>> begin Data excerpt

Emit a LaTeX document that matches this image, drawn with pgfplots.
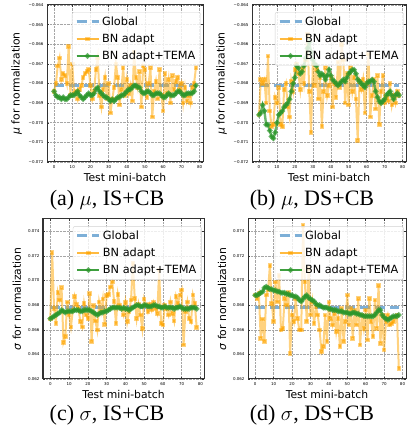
\documentclass[border=0pt]{standalone}
\usepackage{fontspec}
\setmainfont{DejaVu Sans}
\newfontfamily\capfont{Liberation Serif}
\usepackage{pgfplots}
\usepackage{pgfplotstable}
\pgfplotsset{compat=1.18}

% columns: batch, BN adapt, BN adapt+TEMA
\pgfplotstableread{
x bn tema
0 -0.0684 -0.0684
1 -0.0680 -0.0686
2 -0.0671 -0.0687
3 -0.0667 -0.0687
4 -0.0678 -0.0688
5 -0.0675 -0.0687
6 -0.0676 -0.0688
7 -0.0680 -0.0688
8 -0.0661 -0.0687
9 -0.0686 -0.0686
10 -0.0670 -0.0686
11 -0.0685 -0.0686
12 -0.0684 -0.0685
13 -0.0688 -0.0684
14 -0.0683 -0.0686
15 -0.0681 -0.0687
16 -0.0677 -0.0688
17 -0.0675 -0.0687
18 -0.0674 -0.0686
19 -0.0673 -0.0685
20 -0.0681 -0.0686
21 -0.0688 -0.0686
22 -0.0684 -0.0685
23 -0.0673 -0.0683
24 -0.0667 -0.0682
25 -0.0686 -0.0684
26 -0.0692 -0.0685
27 -0.0683 -0.0686
28 -0.0677 -0.0687
29 -0.0688 -0.0687
30 -0.0680 -0.0688
31 -0.0695 -0.0689
32 -0.0688 -0.0688
33 -0.0682 -0.0689
34 -0.0670 -0.0688
35 -0.0677 -0.0687
36 -0.0691 -0.0687
37 -0.0683 -0.0686
38 -0.0672 -0.0686
39 -0.0686 -0.0685
40 -0.0678 -0.0684
41 -0.0685 -0.0683
42 -0.0681 -0.0683
43 -0.0689 -0.0682
44 -0.0664 -0.0681
45 -0.0677 -0.0681
46 -0.0682 -0.0682
47 -0.0674 -0.0682
48 -0.0692 -0.0684
49 -0.0671 -0.0685
50 -0.0673 -0.0685
51 -0.0687 -0.0684
52 -0.0680 -0.0684
53 -0.0672 -0.0685
54 -0.0697 -0.0686
55 -0.0684 -0.0686
56 -0.0679 -0.0685
57 -0.0688 -0.0685
58 -0.0673 -0.0685
59 -0.0686 -0.0686
60 -0.0694 -0.0687
61 -0.0675 -0.0687
62 -0.0685 -0.0686
63 -0.0678 -0.0685
64 -0.0690 -0.0686
65 -0.0676 -0.0686
66 -0.0683 -0.0686
67 -0.0679 -0.0685
68 -0.0677 -0.0684
69 -0.0683 -0.0684
70 -0.0680 -0.0685
71 -0.0690 -0.0686
72 -0.0682 -0.0686
73 -0.0689 -0.0685
74 -0.0686 -0.0685
75 -0.0690 -0.0685
76 -0.0682 -0.0685
77 -0.0680 -0.0684
78 -0.0672 -0.0681
}\muIS

\pgfplotstableread{
x bn tema
0 -0.0696 -0.0696
1 -0.0678 -0.0695
2 -0.0680 -0.0691
3 -0.0678 -0.0694
4 -0.0690 -0.0701
5 -0.0666 -0.0701
6 -0.0694 -0.0704
7 -0.0702 -0.0707
8 -0.0701 -0.0708
9 -0.0687 -0.0705
10 -0.0690 -0.0700
11 -0.0682 -0.0696
12 -0.0701 -0.0695
13 -0.0702 -0.0694
14 -0.0683 -0.0692
15 -0.0680 -0.0691
16 -0.0692 -0.0690
17 -0.0697 -0.0688
18 -0.0679 -0.0684
19 -0.0684 -0.0680
20 -0.0673 -0.0677
21 -0.0670 -0.0671
22 -0.0675 -0.0672
23 -0.0683 -0.0675
24 -0.0673 -0.0674
25 -0.0680 -0.0671
26 -0.0668 -0.0667
27 -0.0655 -0.0662
28 -0.0684 -0.0659
29 -0.0705 -0.0664
30 -0.0670 -0.0668
31 -0.0681 -0.0670
32 -0.0673 -0.0671
33 -0.0688 -0.0674
34 -0.0677 -0.0676
35 -0.0702 -0.0675
36 -0.0684 -0.0676
37 -0.0672 -0.0678
38 -0.0686 -0.0676
39 -0.0681 -0.0673
40 -0.0677 -0.0676
41 -0.0692 -0.0678
42 -0.0680 -0.0679
43 -0.0687 -0.0680
44 -0.0669 -0.0681
45 -0.0682 -0.0680
46 -0.0660 -0.0679
47 -0.0668 -0.0678
48 -0.0690 -0.0679
49 -0.0675 -0.0677
50 -0.0691 -0.0675
51 -0.0672 -0.0674
52 -0.0684 -0.0673
53 -0.0677 -0.0673
54 -0.0688 -0.0675
55 -0.0709 -0.0678
56 -0.0679 -0.0679
57 -0.0683 -0.0680
58 -0.0678 -0.0681
59 -0.0695 -0.0682
60 -0.0680 -0.0680
61 -0.0665 -0.0679
62 -0.0697 -0.0679
63 -0.0686 -0.0678
64 -0.0678 -0.0679
65 -0.0693 -0.0684
66 -0.0676 -0.0687
67 -0.0701 -0.0689
68 -0.0684 -0.0690
69 -0.0676 -0.0689
70 -0.0690 -0.0688
71 -0.0687 -0.0686
72 -0.0689 -0.0685
73 -0.0680 -0.0684
74 -0.0691 -0.0686
75 -0.0686 -0.0688
76 -0.0690 -0.0686
77 -0.0684 -0.0685
78 -0.0686 -0.0686
}\muDS

\pgfplotstableread{
x bn tema
0 0.06686 0.0669
1 0.07227 0.0670
2 0.06773 0.0671
3 0.06651 0.0672
4 0.06903 0.0673
5 0.06841 0.0674
6 0.06941 0.0676
7 0.06497 0.0675
8 0.06543 0.0674
9 0.06827 0.0675
10 0.06719 0.0675
11 0.06624 0.0675
12 0.06759 0.0675
13 0.06868 0.0676
14 0.06805 0.0676
15 0.06773 0.0676
16 0.06665 0.0675
17 0.06624 0.0675
18 0.06814 0.0676
19 0.06719 0.0676
20 0.06692 0.0676
21 0.06895 0.0676
22 0.06503 0.0675
23 0.06795 0.0674
24 0.06670 0.0673
25 0.06597 0.0672
26 0.06827 0.0673
27 0.06746 0.0674
28 0.06849 0.0674
29 0.06643 0.0675
30 0.06876 0.0675
31 0.06886 0.0676
32 0.06949 0.0677
33 0.06989 0.0678
34 0.06832 0.0678
35 0.06651 0.0678
36 0.06886 0.0678
37 0.06800 0.0678
38 0.06768 0.0677
39 0.06719 0.0678
40 0.06822 0.0677
41 0.06665 0.0677
42 0.06746 0.0676
43 0.06841 0.0677
44 0.07138 0.0678
45 0.06854 0.0679
46 0.06692 0.0680
47 0.06805 0.0680
48 0.06719 0.0679
49 0.06611 0.0679
50 0.06849 0.0680
51 0.06800 0.0680
52 0.06746 0.0679
53 0.06805 0.0679
54 0.06759 0.0679
55 0.06822 0.0680
56 0.06773 0.0680
57 0.06732 0.0679
58 0.07084 0.0679
59 0.06651 0.0678
60 0.06638 0.0678
61 0.06800 0.0679
62 0.06768 0.0678
63 0.06719 0.0678
64 0.06827 0.0678
65 0.06732 0.0678
66 0.06670 0.0677
67 0.06868 0.0678
68 0.06814 0.0678
69 0.06881 0.0679
70 0.06922 0.0678
71 0.06476 0.0677
72 0.06746 0.0677
73 0.06827 0.0677
74 0.06692 0.0677
75 0.06665 0.0678
76 0.06881 0.0678
77 0.06814 0.0678
78 0.06616 0.0677
}\sdIS

\pgfplotstableread{
x bn tema
0 0.06881 0.0688
1 0.06854 0.0688
2 0.06895 0.0689
3 0.06530 0.0690
4 0.06686 0.0691
5 0.06503 0.0694
6 0.06881 0.0695
7 0.06922 0.0694
8 0.07124 0.0693
9 0.06814 0.0693
10 0.06665 0.0692
11 0.06989 0.0692
12 0.06827 0.0691
13 0.07043 0.0691
14 0.06597 0.0690
15 0.06611 0.0690
16 0.06854 0.0690
17 0.06800 0.0689
18 0.06908 0.0689
19 0.06408 0.0688
20 0.06719 0.0688
21 0.06665 0.0687
22 0.06854 0.0687
23 0.06692 0.0686
24 0.06597 0.0684
25 0.06597 0.0683
26 0.07449 0.0685
27 0.06989 0.0687
28 0.06665 0.0688
29 0.07097 0.0686
30 0.06719 0.0685
31 0.06827 0.0684
32 0.06651 0.0683
33 0.06786 0.0681
34 0.06719 0.0680
35 0.06597 0.0680
36 0.06422 0.0679
37 0.06462 0.0678
38 0.06719 0.0678
39 0.06503 0.0678
40 0.06827 0.0677
41 0.06692 0.0677
42 0.06638 0.0676
43 0.06732 0.0676
44 0.06584 0.0676
45 0.06692 0.0675
46 0.06462 0.0675
47 0.06773 0.0675
48 0.06503 0.0674
49 0.06665 0.0674
50 0.06881 0.0674
51 0.06638 0.0673
52 0.06773 0.0673
53 0.06530 0.0674
54 0.06759 0.0674
55 0.06638 0.0673
56 0.06854 0.0673
57 0.06476 0.0672
58 0.06719 0.0672
59 0.06611 0.0671
60 0.06759 0.0671
61 0.06516 0.0671
62 0.06854 0.0671
63 0.06665 0.0671
64 0.06543 0.0671
65 0.06841 0.0672
66 0.06611 0.0674
67 0.06962 0.0676
68 0.06489 0.0676
69 0.06719 0.0672
70 0.06435 0.0670
71 0.06665 0.0669
72 0.06719 0.0668
73 0.06638 0.0669
74 0.06651 0.0670
75 0.06665 0.0671
76 0.06705 0.0671
77 0.06719 0.0671
78 0.06286 0.0672
}\sdDS

\definecolor{globalc}{RGB}{125,175,215}
\definecolor{bnc}{RGB}{255,165,0}
\definecolor{temac}{RGB}{44,150,44}

\pgfplotsset{
  panel/.style={
    scale only axis, anchor=south west,
    xmin=-3.9, xmax=81.9, xtick={0,10,...,80},
    grid=major, grid style={densely dotted, gray!70, line width=0.5pt},
    tick align=inside, major tick length=2pt,
    tick style={black!80, line width=0.4pt},
    axis line style={black!80, line width=1pt},
    ticklabel style={font=\fontsize{4}{4}\selectfont},
    /pgf/number format/assume math mode=true,
    scaled y ticks=false,
    xlabel={Test mini-batch},
    label style={font=\fontsize{10.8}{12}\selectfont},
    xlabel style={yshift=2pt},
    legend cell align=left,
    legend style={at={(0.985,0.955)}, anchor=north east,
      draw=gray!35, rounded corners=2pt, fill=white, fill opacity=0.8,
      text opacity=1, font=\fontsize{11.3}{12}\selectfont,
      inner xsep=3pt, inner ysep=2.5pt, row sep=3pt},
  },
  muaxis/.style={ymin=-0.072, ymax=-0.064,
    ytick={-0.072,-0.071,-0.070,-0.069,-0.068,-0.067,-0.066,-0.065,-0.064},
    yticklabels={−0.072,−0.071,−0.070,−0.069,−0.068,−0.067,−0.066,−0.065,−0.064},
    ylabel={{\itshape μ} for normalization}},
  sdaxis/.style={ymin=0.062, ymax=0.075,
    ytick={0.062,0.064,0.066,0.068,0.070,0.072,0.074},
    yticklabels={0.062,0.064,0.066,0.068,0.070,0.072,0.074},
    ylabel={{\itshape σ} for normalization}},
  globline/.style={globalc, line width=3pt, dash pattern=on 10pt off 5pt},
  bnline/.style={bnc, opacity=0.5, line width=2pt, mark=square*, mark size=1.3pt,
    mark options={solid}},
  temaline/.style={temac, opacity=0.7, line width=2.4pt, mark=*, mark size=1.4pt},
  legend image code/.code={\draw[#1] (0pt,0pt) -- (22pt,0pt);
    \draw[#1, mark repeat=2, mark phase=2] plot coordinates {(0pt,0pt) (11pt,0pt) (22pt,0pt)};},
}

\begin{document}
\begin{tikzpicture}
\path[use as bounding box] (0,0) rectangle (407pt,430pt);

\begin{axis}[panel, muaxis, at={(47pt,268pt)}, width=156pt, height=157pt]
\addplot[globline] coordinates {(0,-0.0681) (78,-0.0681)};
\addplot[bnline] table[x=x, y=bn] {\muIS};
\addplot[temaline] table[x=x, y=tema] {\muIS};
\legend{Global, BN adapt, BN adapt+TEMA}
\end{axis}

\begin{axis}[panel, muaxis, at={(252pt,268pt)}, width=154pt, height=157pt]
\addplot[globline] coordinates {(0,-0.0681) (78,-0.0681)};
\addplot[bnline] table[x=x, y=bn] {\muDS};
\addplot[temaline] table[x=x, y=tema] {\muDS};
\legend{Global, BN adapt, BN adapt+TEMA}
\end{axis}

\begin{axis}[panel, sdaxis, at={(43pt,51pt)}, width=161pt, height=160pt]
\addplot[globline] coordinates {(0,0.0678) (78,0.0678)};
\addplot[bnline] table[x=x, y=bn] {\sdIS};
\addplot[temaline] table[x=x, y=tema] {\sdIS};
\legend{Global, BN adapt, BN adapt+TEMA}
\end{axis}

\begin{axis}[panel, sdaxis, at={(248pt,51pt)}, width=158pt, height=160pt]
\addplot[globline] coordinates {(0,0.0678) (78,0.0678)};
\addplot[bnline] table[x=x, y=bn] {\sdDS};
\addplot[temaline] table[x=x, y=tema] {\sdDS};
\legend{Global, BN adapt, BN adapt+TEMA}
\end{axis}

\node[font=\capfont\fontsize{22}{22}\selectfont] at (107pt,230pt) {(a) $\mu$, IS+CB};
\node[font=\capfont\fontsize{22}{22}\selectfont] at (312pt,230pt) {(b) $\mu$, DS+CB};
\node[font=\capfont\fontsize{22}{22}\selectfont] at (107pt,15pt) {(c) $\sigma$, IS+CB};
\node[font=\capfont\fontsize{22}{22}\selectfont] at (312pt,15pt) {(d) $\sigma$, DS+CB};
\end{tikzpicture}
\end{document}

>> end Data excerpt

**Task objective**
Each line with the string "image" in it needs to be found and copied.

**Correct response**
Emit a LaTeX document that matches this image, drawn with pgfplots.
  legend image code/.code={\draw[#1] (0pt,0pt) -- (22pt,0pt);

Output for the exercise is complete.